Date of Conferral
Doctor of Education (Ed.D.)
Although many academically underprepared students are able to attend community colleges via open access policies, these students struggle with completing their degrees. At a rural community college in the southeastern United States, students who tested into developmental education courses have struggled more with persistence and completion than have their college-ready counterparts. The purpose of this causal-comparative study was to evaluate the influence that student coaching had on student success in developmental math at this community college. Tinto's dropout theory and Astin's engagement theory provided the theoretical framework for a study of 62 developmental math students who were offered student coaching services during the course. Multiple one-way ANOVAs were performed to determine if student coaching had any influence on the dependent COMPASS test scores based on students' level of participation with the service. Students who participated in 0-2 coaching sessions (n = 32) had statistically significantly lower COMPASS test scores than students who participated in 3 or more coaching sessions (n = 30). None of the demographic characteristics had an effect on coaching participation.
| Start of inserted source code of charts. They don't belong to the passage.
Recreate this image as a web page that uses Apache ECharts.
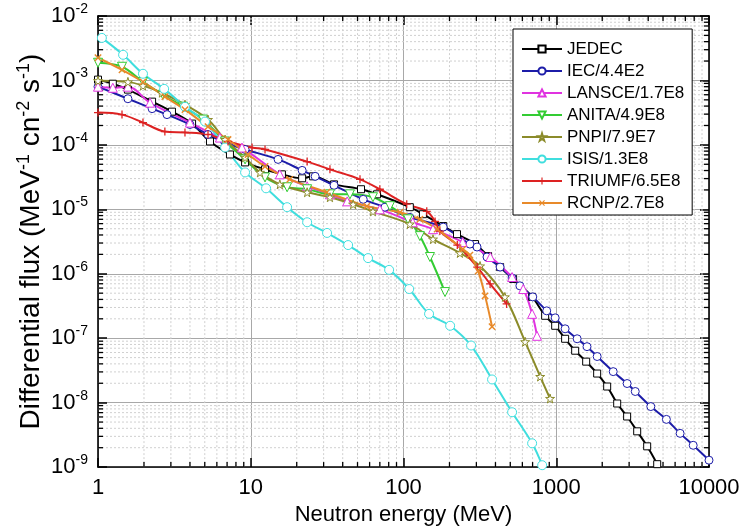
<!DOCTYPE html>
<html><head><meta charset="utf-8">
<script src="https://cdn.jsdelivr.net/npm/echarts@6/dist/echarts.min.js"></script>
<style>html,body{margin:0;padding:0;background:#fff}#c{width:743px;height:531px}</style>
</head><body><div id="c"></div>
<script>
const seriesNames = ['JEDEC','IEC/4.4E2','LANSCE/1.7E8','ANITA/4.9E8','PNPI/7.9E7','ISIS/1.3E8','TRIUMF/6.5E8','RCNP/2.7E8'];
const xDecades = [1,10,100,1000];
const yDecades = [1e-9,1e-8,1e-7,1e-6,1e-5,1e-4,1e-3];
const minorMult = [2,3,4,5,6,7,8,9];

const jedecE = [1,1.25,1.57,2.26,3.05,4.13,5.41,7.31,9.18,12.4,16.0,21.7,25.6,35.1,52.7,67.1,110,134,182,224,294,358,429,522,695,846,984,1143,1330,1570,1853,2155,2506,2911,3388,3938,4581];
const jedecF = [1.03e-3,8.9e-4,7.2e-4,4.69e-4,3.28e-4,2.14e-4,1.13e-4,7.1e-5,5.35e-5,4.17e-5,3.49e-5,3.03e-5,3.25e-5,2.44e-5,2.05e-5,1.71e-5,1.08e-5,8.4e-6,5.5e-6,4.12e-6,2.89e-6,1.88e-6,1.27e-6,8.3e-7,4.38e-7,2.23e-7,1.56e-7,9.8e-8,6.4e-8,4.33e-8,2.83e-8,1.78e-8,9.7e-9,6.1e-9,3.59e-9,2.1e-9,1.11e-9];

const iecE = [1,1.57,2.26,2.83,4.0,5.25,6.79,9.18,15.1,21.7,26.4,35.1,54.5,75.6,110,182,272,303,352,429,514,578,702,866,984,1143,1370,1590,1853,2360,2910,3290,4160,5260,6470,7880,10000];
const iecF = [8.0e-4,5.2e-4,3.65e-4,2.95e-4,2.07e-4,1.45e-4,1.09e-4,8.5e-5,5.95e-5,4.02e-5,3.25e-5,2.36e-5,1.43e-5,1.08e-5,7.5e-6,5.3e-6,2.89e-6,2.6e-6,1.82e-6,1.27e-6,8.6e-7,6.5e-7,4.38e-7,2.66e-7,2.07e-7,1.4e-7,9.8e-8,7.4e-8,5.2e-8,3.03e-8,1.98e-8,1.49e-8,8.7e-9,5.5e-9,3.34e-9,2.18e-9,1.28e-9];

const lansceE = [1,1.25,1.57,2.19,4.0,6.28,8.76,15.5,23.4,33.0,42.8,70.0,115,156,244,370,514,608,695,748];
const lansceF = [8.0e-4,7.7e-4,8.0e-4,4.52e-4,2.22e-4,1.30e-4,9.1e-5,3.49e-5,2.28e-5,1.71e-5,1.33e-5,1.0e-5,6.3e-6,4.92e-6,3.1e-6,1.82e-6,8.9e-7,5.8e-7,2.39e-7,1.09e-7];

const anitaE = [1,1.436,1.97,2.66,3.60,4.87,6.79,9.18,12.4,17.3,23.4,33.0,44.6,63.1,81.5,107,128,149,187];
const anitaF = [1.88e-3,1.63e-3,9.5e-4,6.0e-4,3.92e-4,2.47e-4,1.13e-4,5.95e-5,3.13e-5,2.2e-5,2.05e-5,1.71e-5,1.71e-5,1.54e-5,1.12e-5,7.0e-6,3.84e-6,1.82e-6,5.2e-7];

const pnpiE = [1,1.57,1.97,2.62,3.71,5.25,6.79,9.18,11.5,15.5,23.4,33.0,46.8,63.1,110,156,234,317,461,626,785,911];
const pnpiF = [9.9e-4,9.5e-4,8.3e-4,6.45e-4,4.21e-4,2.47e-4,1.21e-4,6.4e-5,3.74e-5,2.44e-5,1.84e-5,1.54e-5,1.2e-5,9.3e-6,5.9e-6,3.45e-6,2.1e-6,1.32e-6,4.38e-7,8.8e-8,2.54e-8,1.16e-8];

const isisE = [1.06,1.46,1.97,2.71,3.71,5.02,6.79,9.18,12.6,17.3,23.4,31.6,43.4,58.6,80.5,109,147,202,277,380,514,695,809];
const isisF = [4.57e-3,2.5e-3,1.27e-3,7.4e-4,3.9e-4,2.3e-4,9.1e-5,3.74e-5,2.12e-5,1.08e-5,6.3e-6,4.3e-6,2.79e-6,1.75e-6,1.15e-6,5.8e-7,2.39e-7,1.56e-7,7.7e-8,2.29e-8,7.1e-9,2.34e-9,1.07e-9];

const triumfE = [1,1.436,1.97,2.74,3.71,5.25,7.1,10.2,12.4,23.4,33.0,51.9,70.0,105,142,161,173,225,304,369,473];
const triumfF = [3.17e-4,2.95e-4,2.22e-4,1.61e-4,1.56e-4,1.45e-4,1.13e-4,9.1e-5,8.5e-5,5.5e-5,4.17e-5,2.92e-5,2.05e-5,1.2e-5,9.3e-6,6.5e-6,4.59e-6,2.79e-6,1.27e-6,6.95e-7,3.41e-7];

const rcnpE = [1,1.436,1.97,2.74,3.71,5.25,7.1,9.6,12.4,18.0,31.5,57.6,95,128,166,244,272,308,342,380];
const rcnpF = [2.25e-3,1.46e-3,9.5e-4,5.6e-4,3.52e-4,1.92e-4,1.21e-4,7.1e-5,4.63e-5,2.92e-5,1.84e-5,1.12e-5,9.0e-6,7.0e-6,4.92e-6,2.41e-6,1.95e-6,1.1e-6,4.54e-7,1.51e-7];

const FONT = '"Liberation Sans", Arial, sans-serif';
const STAR = 'path://M50,0 L61,35 L98,35 L68,57 L79,91 L50,70 L21,91 L32,57 L2,35 L39,35 Z';
const PLUS = 'path://M4.2,0 H5.8 V4.2 H10 V5.8 H5.8 V10 H4.2 V5.8 H0 V4.2 H4.2 Z';
const XMIN = 1, XMAX = 10000, YMIN = 1e-9, YMAX = 1e-2;

function pairs(xs, ys){ return xs.map((x,i)=>[x, ys[i]]); }

const styles = [
  {c:'#000000', sym:'rect', size:7, hollow:true},
  {c:'#1c1ca8', sym:'circle', size:8, hollow:true},
  {c:'#e033e0', sym:'triangle', size:9, hollow:true},
  {c:'#33cc33', sym:'triangle', size:9, hollow:true, rot:180},
  {c:'#8b8b2a', sym:STAR, size:9, hollow:true},
  {c:'#3fdede', sym:'circle', size:9, hollow:true},
  {c:'#dd2222', sym:PLUS, size:8, hollow:false},
  {c:'#e88a2a', sym:PLUS, size:9, hollow:false, rot:45}
];
const dataSets = [pairs(jedecE,jedecF),pairs(iecE,iecF),pairs(lansceE,lansceF),pairs(anitaE,anitaF),pairs(pnpiE,pnpiF),pairs(isisE,isisF),pairs(triumfE,triumfF),pairs(rcnpE,rcnpF)];

const series = seriesNames.map((n,i)=>{
  const s = styles[i];
  return {
    name:n, type:'line', data:dataSets[i], smooth:0.35,
    symbol:s.sym, symbolSize:s.size, symbolRotate:s.rot||0, showAllSymbol:true,
    lineStyle:{color:s.c, width:2},
    itemStyle: s.hollow ? {color:'#ffffff', borderColor:s.c, borderWidth:1} : {color:s.c, borderWidth:0},
    emphasis:{disabled:true}, animation:false, z: 3
  };
});

// minor grid lines + minor ticks (2..9 within each decade), positioned by the axes
const xMinorVals = [], yMinorVals = [];
xDecades.forEach(d=>minorMult.forEach(m=>xMinorVals.push([d*m, YMIN])));
yDecades.forEach(d=>minorMult.forEach(m=>yMinorVals.push([XMIN, d*m])));
const TL = 5;
series.push({
  type:'custom', silent:true, z:1, animation:false, data:xMinorVals, clip:false,
  renderItem:(params, api)=>{
    const p0 = api.coord([api.value(0), YMIN]);
    const p1 = api.coord([api.value(0), YMAX]);
    return {type:'group', children:[
      {type:'line', shape:{x1:p0[0], y1:p0[1], x2:p1[0], y2:p1[1]}, style:{stroke:'#d0d0d0', lineWidth:1, lineDash:[2,2]}},
      {type:'line', z2:10, shape:{x1:p0[0], y1:p0[1], x2:p0[0], y2:p0[1]-TL}, style:{stroke:'#000', lineWidth:1.3}},
      {type:'line', z2:10, shape:{x1:p1[0], y1:p1[1], x2:p1[0], y2:p1[1]+TL}, style:{stroke:'#000', lineWidth:1.3}}
    ]};
  }
});
series.push({
  type:'custom', silent:true, z:1, animation:false, data:yMinorVals, clip:false,
  renderItem:(params, api)=>{
    const p0 = api.coord([XMIN, api.value(1)]);
    const p1 = api.coord([XMAX, api.value(1)]);
    return {type:'group', children:[
      {type:'line', shape:{x1:p0[0], y1:p0[1], x2:p1[0], y2:p1[1]}, style:{stroke:'#d0d0d0', lineWidth:1, lineDash:[2,2]}},
      {type:'line', z2:10, shape:{x1:p0[0], y1:p0[1], x2:p0[0]+TL, y2:p0[1]}, style:{stroke:'#000', lineWidth:1.3}},
      {type:'line', z2:10, shape:{x1:p1[0], y1:p1[1], x2:p1[0]-TL, y2:p1[1]}, style:{stroke:'#000', lineWidth:1.3}}
    ]};
  }
});

function expLabel(v){
  const e = Math.round(Math.log10(v));
  return '{b|10}{s|' + (e<0?'-':'') + Math.abs(e) + '}';
}

const chart = echarts.init(document.getElementById('c'), null, {renderer:'canvas'});
const axisCommon = {
  axisLine:{show:true, onZero:false, lineStyle:{color:'#000', width:1.6}},
  axisTick:{show:true, inside:true, length:9, lineStyle:{color:'#000', width:1.5}},
  minorTick:{show:false},
  minorSplitLine:{show:false}
};
chart.setOption({
  animation:false,
  grid:{left:98, right:34, top:16, bottom:62},
  legend:{
    orient:'vertical', left:513, top:29, itemWidth:40, itemHeight:9, itemGap:4,
    padding:[11,8,3,8], borderColor:'#000', borderWidth:1, backgroundColor:'#fff',
    textStyle:{fontFamily:FONT, fontSize:17, color:'#000', lineHeight:18},
    data: seriesNames
  },
  xAxis:[Object.assign({}, axisCommon, {
    type:'log', logBase:10, min:XMIN, max:XMAX, position:'bottom',
    name:'Neutron energy (MeV)', nameLocation:'middle', nameGap:34,
    nameTextStyle:{fontFamily:FONT, fontSize:22, color:'#000'},
    axisLabel:{fontFamily:FONT, fontSize:22, color:'#000', margin:10, formatter:(v)=>String(v)},
    splitLine:{show:true, lineStyle:{color:'#a8a8a8', width:1}}
  }), Object.assign({}, axisCommon, {
    type:'log', logBase:10, min:XMIN, max:XMAX, position:'top',
    axisLabel:{show:false}, splitLine:{show:false}
  })],
  yAxis:[Object.assign({}, axisCommon, {
    type:'log', logBase:10, min:YMIN, max:YMAX, interval:1, position:'left',
    name:'Differential flux (MeV{s|-1} cn{s|-2} s{s|-1})', nameLocation:'middle', nameGap:51, nameRotate:90,
    nameMoveOverlap:false,
    nameTextStyle:{fontFamily:FONT, fontSize:28, color:'#000', rich:{s:{fontFamily:FONT, fontSize:18, color:'#000', padding:[0,0,14,0]}}},
    axisLabel:{fontFamily:FONT, color:'#000', margin:10, formatter:expLabel,
      rich:{b:{fontFamily:FONT, fontSize:22, color:'#000'}, s:{fontFamily:FONT, fontSize:14, color:'#000', padding:[0,0,14,0]}}},
    splitLine:{show:true, lineStyle:{color:'#a8a8a8', width:1}}
  }), Object.assign({}, axisCommon, {
    type:'log', logBase:10, min:YMIN, max:YMAX, interval:1, position:'right',
    axisLabel:{show:false}, splitLine:{show:false}
  })],
  series: series
});
</script></body></html>
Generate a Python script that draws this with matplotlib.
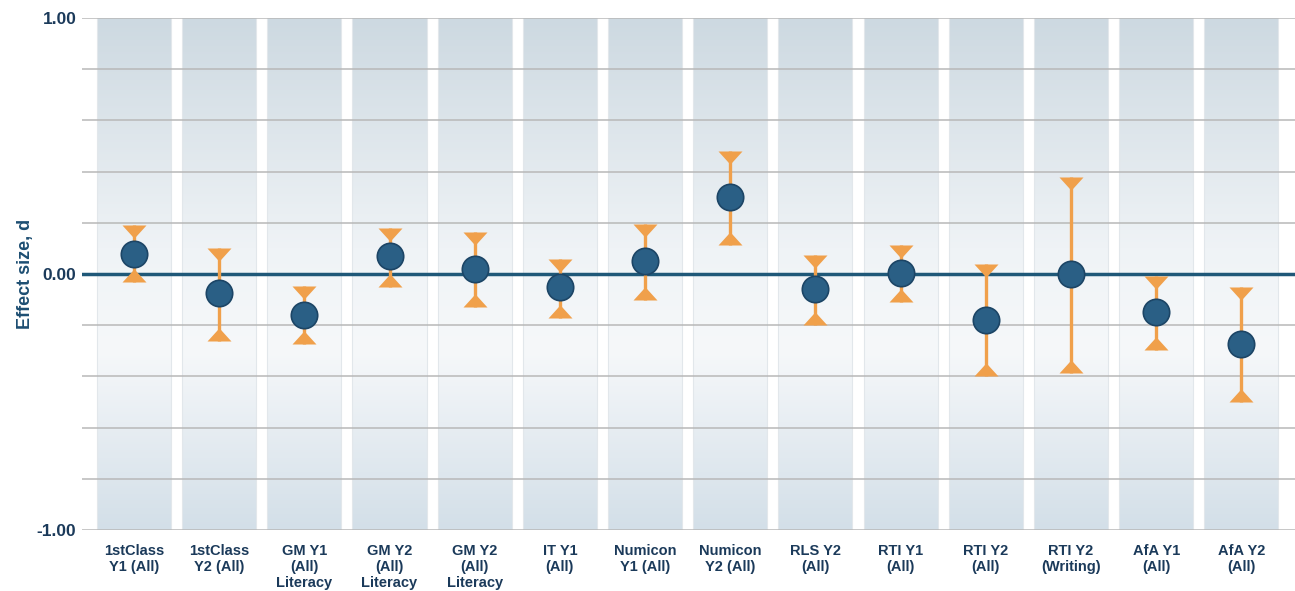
import numpy as np
import matplotlib.pyplot as plt
from matplotlib.colors import LinearSegmentedColormap
from matplotlib.path import Path

plt.rcParams['font.family'] = ['Liberation Sans', 'DejaVu Sans']

labels = ["1stClass\nY1 (All)", "1stClass\nY2 (All)", "GM Y1\n(All)\nLiteracy",
          "GM Y2\n(All)\nLiteracy", "GM Y2\n(All)\nLiteracy", "IT Y1\n(All)",
          "Numicon\nY1 (All)", "Numicon\nY2 (All)", "RLS Y2\n(All)", "RTI Y1\n(All)",
          "RTI Y2\n(All)", "RTI Y2\n(Writing)", "AfA Y1\n(All)", "AfA Y2\n(All)"]
effect = [0.08, -0.075, -0.16, 0.07, 0.02, -0.05, 0.05, 0.30, -0.06, 0.005,
          -0.18, 0.0, -0.15, -0.275]
upper = [0.19, 0.10, -0.045, 0.18, 0.165, 0.06, 0.195, 0.48, 0.075, 0.115,
         0.04, 0.38, -0.007, -0.05]
lower = [-0.03, -0.26, -0.275, -0.05, -0.13, -0.17, -0.10, 0.115, -0.20, -0.11,
         -0.40, -0.385, -0.295, -0.50]

navy = '#1b3a5a'
orange = '#f0a04b'
dot = '#2a5f85'

fig = plt.figure(figsize=(12.95, 5.91), dpi=100)
ax = fig.add_axes([82/1295, 61/591, 1213/1295, 512/591])

x = np.arange(len(labels))

# background bands with vertical gradient
band_cmap = LinearSegmentedColormap.from_list('band', [
    (0.0, '#d3dfe8'), (0.35, '#f6f8fa'), (0.55, '#eff3f6'), (1.0, '#cdd9e1')])
grad = np.linspace(0, 1, 256).reshape(-1, 1)
for xi in x:
    ax.imshow(grad, extent=(xi - 0.435, xi + 0.435, -1, 1), origin='lower',
              cmap=band_cmap, aspect='auto', zorder=0)
    ax.plot([xi - 0.435, xi - 0.435], [-1, 1], color='#e2e7eb', lw=0.8, zorder=0.5)
    ax.plot([xi + 0.435, xi + 0.435], [-1, 1], color='#e2e7eb', lw=0.8, zorder=0.5)

for yv in np.arange(-1, 1.01, 0.2):
    if abs(yv) > 1e-9:
        ax.axhline(yv, color='#b8b8b8', lw=1.1, zorder=1)
ax.axhline(0, color='#1f5878', lw=2.5, zorder=2)

# error bars
ax.vlines(x, lower, upper, color=orange, lw=2.4, zorder=3)
cap_up = Path([(-1, 0), (1, 0), (0, -1.1), (-1, 0)])
cap_dn = Path([(-1, 0), (1, 0), (0, 1.1), (-1, 0)])
ax.plot(x, upper, linestyle='', marker=cap_up, markersize=19, color=orange,
        markeredgewidth=0, zorder=3)
ax.plot(x, lower, linestyle='', marker=cap_dn, markersize=19, color=orange,
        markeredgewidth=0, zorder=3)
ax.plot(x, effect, linestyle='', marker='o', markersize=19, color=dot,
        markeredgecolor='#1c4566', markeredgewidth=1.2, zorder=4)

ax.set_xlim(-0.61, 13.63)
ax.set_ylim(-1, 1)
ax.set_yticks([-1, 0, 1])
ax.set_yticklabels(['-1.00', '0.00', '1.00'], fontsize=12.5, fontweight='bold', color=navy)
ax.set_xticks(x)
ax.set_xticklabels(labels, fontsize=10.5, fontweight='bold', color=navy, linespacing=1.2)
ax.tick_params(axis='x', length=0, pad=10)
ax.tick_params(axis='y', length=0, pad=4)
for s in ax.spines.values():
    s.set_visible(False)
ax.set_ylabel('Effect size, d', fontsize=13, fontweight='bold', color='#1d4e72', labelpad=2)

plt.savefig('out.png', dpi=100)
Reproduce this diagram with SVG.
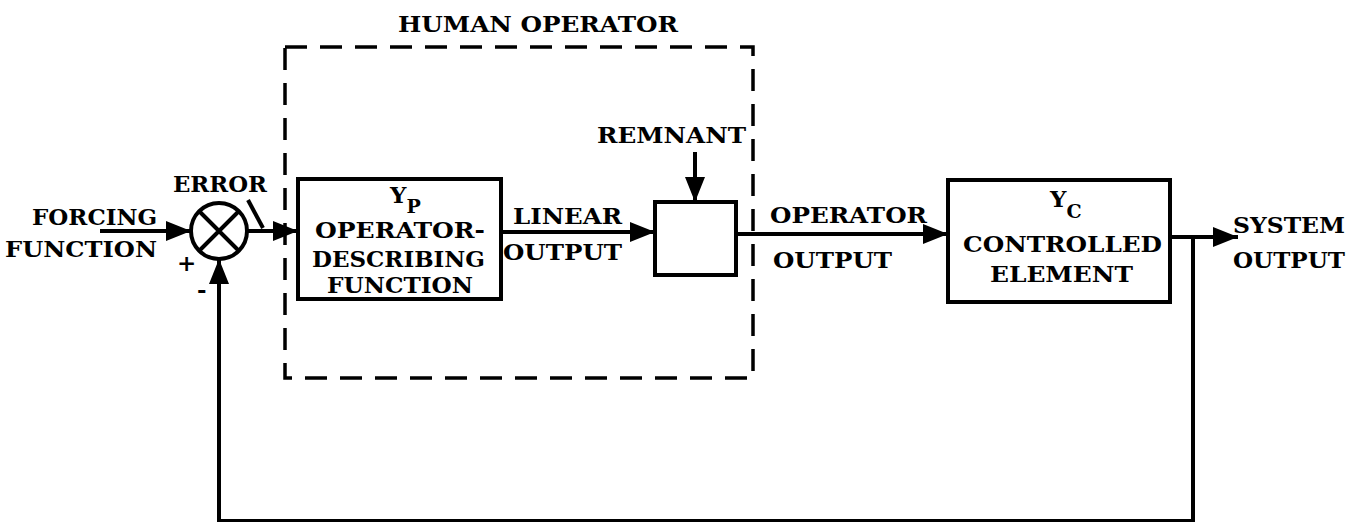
<svg xmlns="http://www.w3.org/2000/svg" width="1354" height="522" viewBox="0 0 1354 522">
<style>
text{font-family:"DejaVu Serif","Liberation Serif",serif;font-weight:bold;font-size:23px;fill:#000}
.sub{font-size:19px}
.blk{fill:none;stroke:#000;stroke-width:4}
.ln{fill:none;stroke:#000;stroke-width:4}
</style>
<defs>
<marker id="ah" markerUnits="userSpaceOnUse" markerWidth="26" markerHeight="22" refX="25" refY="11" orient="auto">
<path d="M0,1 L25,11 L0,21 z" fill="#000"/>
</marker>
</defs>
<rect width="1354" height="522" fill="#fff"/>

<g id="human-operator">
<rect x="285" y="47" width="468" height="331" fill="none" stroke="#000" stroke-width="3.5" stroke-dasharray="22 13"/>
<text x="398" y="32" textLength="280" lengthAdjust="spacingAndGlyphs">HUMAN OPERATOR</text>
</g>

<g id="sum">
<circle cx="219" cy="231" r="28" class="blk"/>
<path d="M199,211 L239,251 M239,211 L199,251" class="ln" stroke-width="3.5"/>
<text x="177" y="271" font-size="20">+</text>
<text x="197" y="298" font-size="20">-</text>
</g>

<g id="yp">
<rect x="298" y="179" width="203" height="120" class="blk"/>
<text x="390" y="203">Y<tspan class="sub" dy="10">P</tspan></text>
<text x="315" y="238" textLength="170" lengthAdjust="spacingAndGlyphs">OPERATOR-</text>
<text x="312" y="267" textLength="173" lengthAdjust="spacingAndGlyphs">DESCRIBING</text>
<text x="327" y="293" textLength="146" lengthAdjust="spacingAndGlyphs">FUNCTION</text>
</g>

<g id="remnant-box">
<rect x="655" y="202" width="81" height="73" class="blk"/>
</g>

<g id="yc">
<rect x="948" y="180" width="222" height="122" class="blk"/>
<text x="1050" y="207">Y<tspan class="sub" dy="11">C</tspan></text>
<text x="963" y="252" textLength="199" lengthAdjust="spacingAndGlyphs">CONTROLLED</text>
<text x="990" y="282" textLength="143" lengthAdjust="spacingAndGlyphs">ELEMENT</text>
</g>

<g id="labels">
<text x="32" y="225" textLength="125" lengthAdjust="spacingAndGlyphs">FORCING</text>
<text x="5" y="257" textLength="152" lengthAdjust="spacingAndGlyphs">FUNCTION</text>
<text x="173" y="192" textLength="94" lengthAdjust="spacingAndGlyphs">ERROR</text>
<text x="597" y="143" textLength="149" lengthAdjust="spacingAndGlyphs">REMNANT</text>
<text x="513" y="224" textLength="109" lengthAdjust="spacingAndGlyphs">LINEAR</text>
<text x="503" y="260" textLength="119" lengthAdjust="spacingAndGlyphs">OUTPUT</text>
<text x="770" y="223" textLength="157" lengthAdjust="spacingAndGlyphs">OPERATOR</text>
<text x="773" y="268" textLength="119" lengthAdjust="spacingAndGlyphs">OUTPUT</text>
<text x="1233" y="233" textLength="112" lengthAdjust="spacingAndGlyphs">SYSTEM</text>
<text x="1233" y="268" textLength="112" lengthAdjust="spacingAndGlyphs">OUTPUT</text>
</g>

<g id="connectors">
<path d="M100,231 L191,231" class="ln" marker-end="url(#ah)"/>
<path d="M247,231 L298,231" class="ln" marker-end="url(#ah)"/>
<path d="M248,200 L263,228" class="ln" stroke-width="3"/>
<path d="M501,232 L655,232" class="ln" marker-end="url(#ah)"/>
<path d="M695,152 L695,202" class="ln" marker-end="url(#ah)"/>
<path d="M736,234 L948,234" class="ln" marker-end="url(#ah)"/>
<path d="M1170,237 L1238,237" class="ln" marker-end="url(#ah)"/>
<path d="M1193,237 L1193,521 L219,521 L219,259" class="ln" marker-end="url(#ah)"/>
</g>
</svg>
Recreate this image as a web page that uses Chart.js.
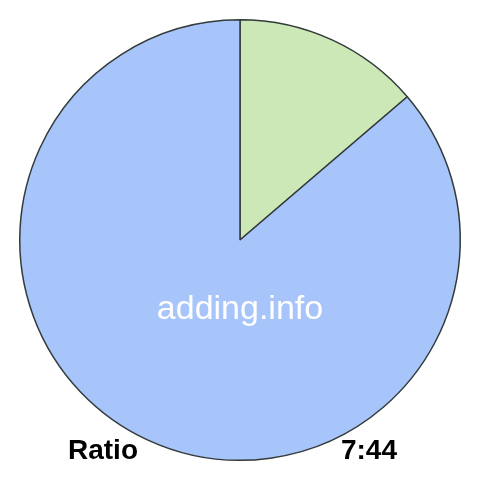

An evidence-based project designed to enhance coaching participation is offered to increase student persistence and completion. Implications for positive social change include increased success rates in developmental courses which should lead to increased persistence. Positive social change occurs when students are able to achieve incremental successes in their developmental courses, which could better leverage them to achieve subsequent higher education goals of degree completion and to pursue careers with better salaries associated with higher education completers.